Incerteza em África devido a possível fim da Lei de Comércio Preferencial dos EUA
Trabalhadores e indústrias africanas preparam-se para o fim de um antigo acordo comercial com os Estados Unidos que dava acesso preferencial aos exportadores de África e agora deixa as empresas vulneráveis a novas pressões competitivas e tarifas.
A África Subsaariana encara com incerteza a potencial extinção da Lei de Crescimento e Oportunidades para a África (AGOA, na sigla em inglês), um programa norte-americano de acesso comercial preferencial que beneficia mais de 30 países do continente e que expira hoje, num contexto marcado pela guerra comercial travada pelo Presidente norte-americano, Donald Trump.
"O acesso ao mercado dos Estados Unidos pode deteriorar-se ainda mais para muitos países africanos se a AGOA não for renovada antes do prazo de vencimento em 30 de setembro de 2025", alertou a Conferência das Nações Unidas sobre Comércio e Desenvolvimento (UNCTAD) num comunicado na segunda-feira.
Considerada um elemento-chave nas relações económicas entre Washington e a África, essa lei, aprovada em 2000 pelo ex-presidente Bill Clinton (1993-2001), procura impulsionar a industrialização do continente e ajudar dezenas de países a escapar da pobreza.
A AGOA também é vista como uma ferramenta estratégica de influência em África, dada a presença crescente da China.
O programa beneficiou amplamente países como Madagascar, Lesoto e África do Sul e, em todo o continente, permitiu que dezenas de Estados exportassem quase 7.000 produtos para os EUA, desde setores como a agricultura a têxteis, até metais e combustíveis, embora o seu impacto tenha sido desigual na região.
Os benefícios do AGOA foram limitados nos últimos meses pelas medidas protecionistas implementadas por Trump após regressar à Casa Branca em janeiro, que resultaram na imposição de tarifas entre 10% e 30% a dezenas de países africanos, em vigor desde 07 de agosto.

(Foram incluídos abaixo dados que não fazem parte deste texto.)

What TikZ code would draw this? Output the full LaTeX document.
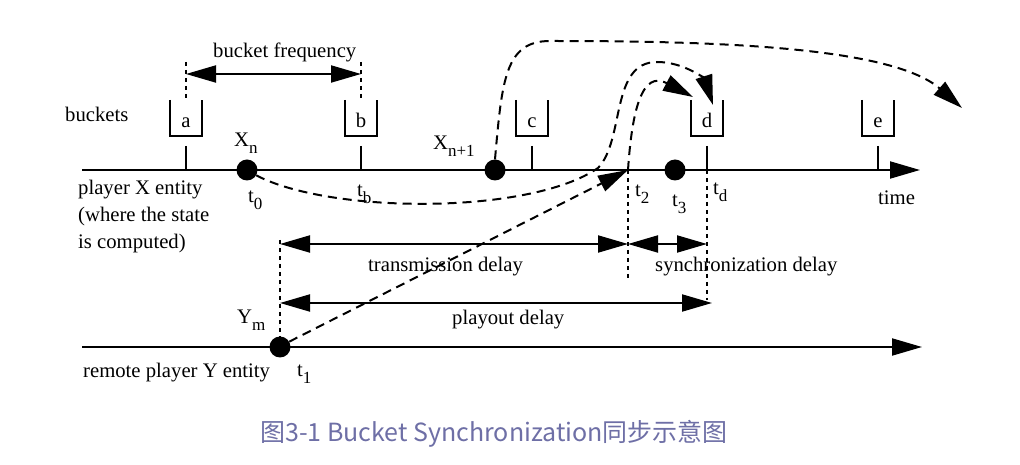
\documentclass[tikz,border=0pt]{standalone}
\usepackage{fontspec}
\setmainfont{Liberation Serif}
\newfontfamily\cjkfont{Noto Sans CJK SC}
\usetikzlibrary{arrows.meta}
\definecolor{capcol}{RGB}{110,111,166}
\newcommand{\lsub}[1]{\raisebox{-7bp}{\fontsize{17bp}{17bp}\selectfont #1}}
\begin{document}
\begin{tikzpicture}[x=1bp,y=-1bp,
  font=\fontsize{20.7bp}{25bp}\selectfont,
  mainline/.style={line width=2bp},
  bucketline/.style={line width=2.3bp},
  dashline/.style={line width=2bp, dash pattern=on 9bp off 6bp},
  dotline/.style={line width=2.5bp, dash pattern=on 4bp off 4bp},
  headend/.style={-{Triangle[length=30bp,width=17bp]}},
  dblend/.style={{Triangle[length=30bp,width=17bp]}-{Triangle[length=30bp,width=17bp]}},
  dot/.style={circle, fill=black, inner sep=0pt, minimum size=21bp},
  lbl/.style={inner sep=0pt, anchor=base west},
  blet/.style={inner sep=0pt, anchor=base}]
\fill[white] (0,0) rectangle (1020,465);
\useasboundingbox (0,0) rectangle (1020,465);

% axes
\coordinate (xs) at (82,170);
\coordinate (xe) at (920,170);
\coordinate (ys) at (82,347);
\coordinate (ye) at (922,347);
\draw[mainline, headend] (xs) -- (xe);
\draw[mainline, headend] (ys) -- (ye);

% ticks and buckets
\foreach \x/\l in {186/a,361/b,532/c,707/d,878/e}{
  \draw[mainline] (\x,146) -- (\x,170);
  \draw[bucketline] (\x-16,100) -- (\x-16,136) -- (\x+16,136) -- (\x+16,100);
  \node[blet] (b\l) at (\x,128) {\l};
}

% reference coordinates
\coordinate (t2) at (628,170);
\coordinate (td) at (707,170);

% dots
\node[dot] (xn) at (247,170) {};
\node[dot] (xn1) at (495,170) {};
\node[dot] (x3) at (675,170) {};
\node[dot] (ym) at (280,347) {};

% dotted guide lines
\draw[dotline] (186,62) -- (186,100);
\draw[dotline] (361,62) -- (361,100);
\draw[dotline] (280,240) -- (ym.north);
\draw[dotline] (t2) -- (628,278);
\draw[dotline] (td) -- (707,300);

% measurement arrows
\coordinate (bf1) at (186,74);
\coordinate (bf2) at (361,74);
\draw[mainline, dblend] (bf1) -- (bf2);
\coordinate (tr1) at (280,244);
\coordinate (tr2) at (628,244);
\coordinate (sy2) at (707,244);
\draw[mainline, dblend] (tr1) -- (tr2);
\draw[mainline, dblend] (tr2) -- (sy2);
\coordinate (pl1) at (280,303);
\coordinate (pl2) at (712,303);
\draw[mainline, dblend] (pl1) -- (pl2);

% dashed message paths
\coordinate (dR) at (713,105);
\coordinate (dL) at (693,97);
\coordinate (far) at (962,108);
\draw[dashline, headend] (xn.-30) .. controls (330,214) and (530,215) .. (598,168)
  .. controls (625,140) and (610,62) .. (657,62)
  .. controls (685,62) and (705,80) .. (dR);
\draw[dashline, headend] (ym.30) -- (t2);
\draw[dashline, headend] (t2) .. controls (632,110) and (642,70) .. (dL);
\draw[dashline, headend] (xn1.north) .. controls (502,80) and (505,41) .. (550,41)
  .. controls (700,41) and (890,45) .. (far);

% labels
\node[lbl] (lbuckets) at (65,122) {buckets};
\node[lbl] (lfreq) at (213,58) {bucket frequency};
\node[lbl] (lxn) at (234,147) {X\lsub{n}};
\node[lbl] (lxn1) at (433,150) {X\lsub{n+1}};
\node[lbl] (lt0) at (248,203) {t\lsub{0}};
\node[lbl] (ltb) at (357,197) {t\lsub{b}};
\node[lbl] (lt2) at (635,197) {t\lsub{2}};
\node[lbl] (lt3) at (672,207) {t\lsub{3}};
\node[lbl] (ltd) at (713,195) {t\lsub{d}};
\node[lbl] (ltime) at (878,205) {time};
\node[lbl] (lpx1) at (78,195) {player X entity};
\node[lbl] (lpx2) at (78,222) {(where the state};
\node[lbl] (lpx3) at (78,249) {is computed)};
\node[lbl] (ltrans) at (368,272) {transmission delay};
\node[lbl] (lsync) at (655,272) {synchronization delay};
\node[lbl] (lplay) at (452,325) {playout delay};
\node[lbl] (lym) at (237,324) {Y\lsub{m}};
\node[lbl] (lt1) at (297,377) {t\lsub{1}};
\node[lbl] (lremote) at (83,378) {remote player Y entity};

% caption
\node[inner sep=0pt, anchor=base, text=capcol, font=\cjkfont\fontsize{25bp}{30bp}\selectfont] (cap) at (494,441) {图3-1 Bucket Synchronization同步示意图};
\end{tikzpicture}
\end{document}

"As tarifas recíprocas anulam efetivamente a preferência que os países da África Subsaariana desfrutam sob a AGOA", disse o ministro das Relações Internacionais e Cooperação da África do Sul, Ronald Lamola, em abril passado, cujo país agora enfrenta a maior taxa tarifária da África Subsaariana (30%).
De acordo com a UNCTAD, o fim da AGOA pode aumentar as tarifas sobre as exportações do Lesoto para mais de 30% (aumentadas para 15% pelo Governo Trump este ano), as tarifas sobre as exportações do Quénia para 25% (atualmente 10%), entre outros.
O fim desse programa causaria um "impacto agravado" nas economias desses países, como no Lesoto, que declarou estado de desastre nacional em julho passado devido à perda massiva de empregos.
"A competitividade das exportações africanas no mercado dos EUA pode diminuir rapidamente num momento de intensificação da competição por mercados de exportação alternativos em todo o mundo", alertou o órgão da ONU.
Diante dessa crise, vários países africanos têm mantido negociações bilaterais com Washington nos últimos meses, na tentativa de chegar a acordos comerciais.
A AGOA foi um dos tópicos de discussão na reunião realizada na semana passada entre o Presidente queniano, William Ruto, e o secretário de Estado norte-americano, Marco Rubio, à margem da 80ª Assembleia Geral da ONU.
À medida que procuram expandir-se para novos mercados --- como a Ásia e o Médio Oriente --- os Governos africanos agora veem mais do que nunca a necessidade de fortalecer os laços comerciais dentro do continente através do Acordo de Livre Comércio Continental Africano.